Interesting. I checked in again, continuing to breathe, noting that the sensations in my belly had dissipated, and the thought stayed with me, arising from my body.
This is an opportunity.
I’m not sure yet what that means. It’s comforting though, and it feels expansive. It’s a radically different way to how we normally approach change that shakes up our comfortable status quo.
Our habitual response to change is to want to cling to what was. We want to say:
No, you can’t stop, I need you, you have to do that, what am I going to do?
This is resistance against what is and a contraction against life. It’s not bad – it’s just our natural response to change. With practice, we can see this, allow it to be, and let it pass.
What comes after the resistance and the contraction to change?
Acceptance – this is what’s happening, how to I feel about it?
Those feelings are what we’re trying to avoid by contracting and resisting against the change. Or conversely, you might operate like I do, and skip right over resistance and contraction as a way to avoid feeling and into solutions and positive thinking. That’s also avoidance of feeling, just the flip side of the same coin.
Whether you resist or leapfrog to solutions when change happens in your life, the result is the same.
You’re avoiding feeling.
And when you avoid feeling, you avoid dropping down into the deep present moment. That deep present moment is where knowing and guidance arises from. It’s where the real solution will come in response to the change. That solution may be completely different from anything your mind could have come up with. Your mind works with known quantities and with what’s worked before.
My mind was thinking – I need childcare four days a week. How can I make that happen?
Dropping into the deep present moment changes the parameters of response.
It doesn’t focus on fixing things so they stay the same. Instead, it opens into life as it would be with the change – I’d have Samuel full-time, and allows ideas to come out of that.
It’s infinitely more expansive and creative. It’s more alive and more nourishing. There’s no fear at all.
Already, I’m feeling that expansion and some excitement as I wonder… what kind of opportunities could arise as a result of this? How does this free me up and what could we do instead?
I’ve switched from finding definitive solutions to asking questions.
Plus I feel naturally ok with the situation.
Not because I’ve told myself that:
Everything will be alright, you’ll work it out, you’ll cope, you’ll be fine.
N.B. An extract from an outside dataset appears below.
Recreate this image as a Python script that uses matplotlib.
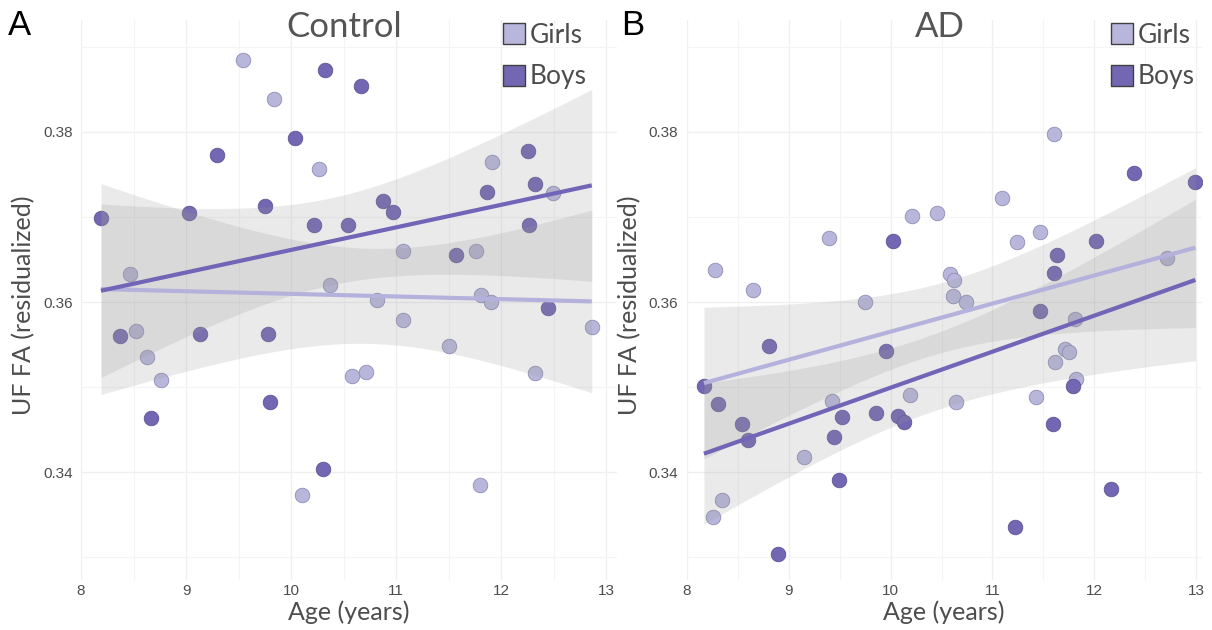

No – that kind of pep talk from the mind masks underlying fear in the body.
Instead, my body has softened and relax and there’s a knowingness from the deep that all is ok.
I don’t need the Mind’s pep talk because there’s no scary feelings to placate.
I just know.
This is yoga, lived. This is the gift of a regular home yoga practice. It changes the way you respond to life and makes you more present. Out of presence arises a deep connection to all that is, infinite creativity and equanimity, and a knowingness.
That is gold.
Hayley Vine says
Hi Kara-Leah, thank you for your post. I feel your posts are in tune with my heart at the moment. This one certainly is! I am doing a 60 day Yoga and Kriya and I have found many issues arising for me from the past. I know this is part of the journey and I am embracing it fully. But it was not only 2 hours ago I went for a walk for lunch with these past haunts coming up on my mind. What is the message? Do I stomp them back down into my dark closet or do I deal with these as they arise so I can live fully in the present. I returned from my work knowing I had some metaphorical doors to open, purge and close forever. Then along came your post to back up my thoughts for today. Thank you for helping me live more in the present. It’s always a pleasure reading your posts. Hayley
Kara-Leah Grant says
Hi Haley,
Thank you for your comment. It’s always lovely to hear from readers how these articles resonate (or don’t!). I’m sure a 60 day Yoga and Kriya practice will be bringing up all kinds of things. There is a fine line between working with what arises, and being over-whelmed with what arises. Sometimes our practice needs to shift to allow us a slower open and release. And as always, it helps to have a support teacher and sangha (spiritual community).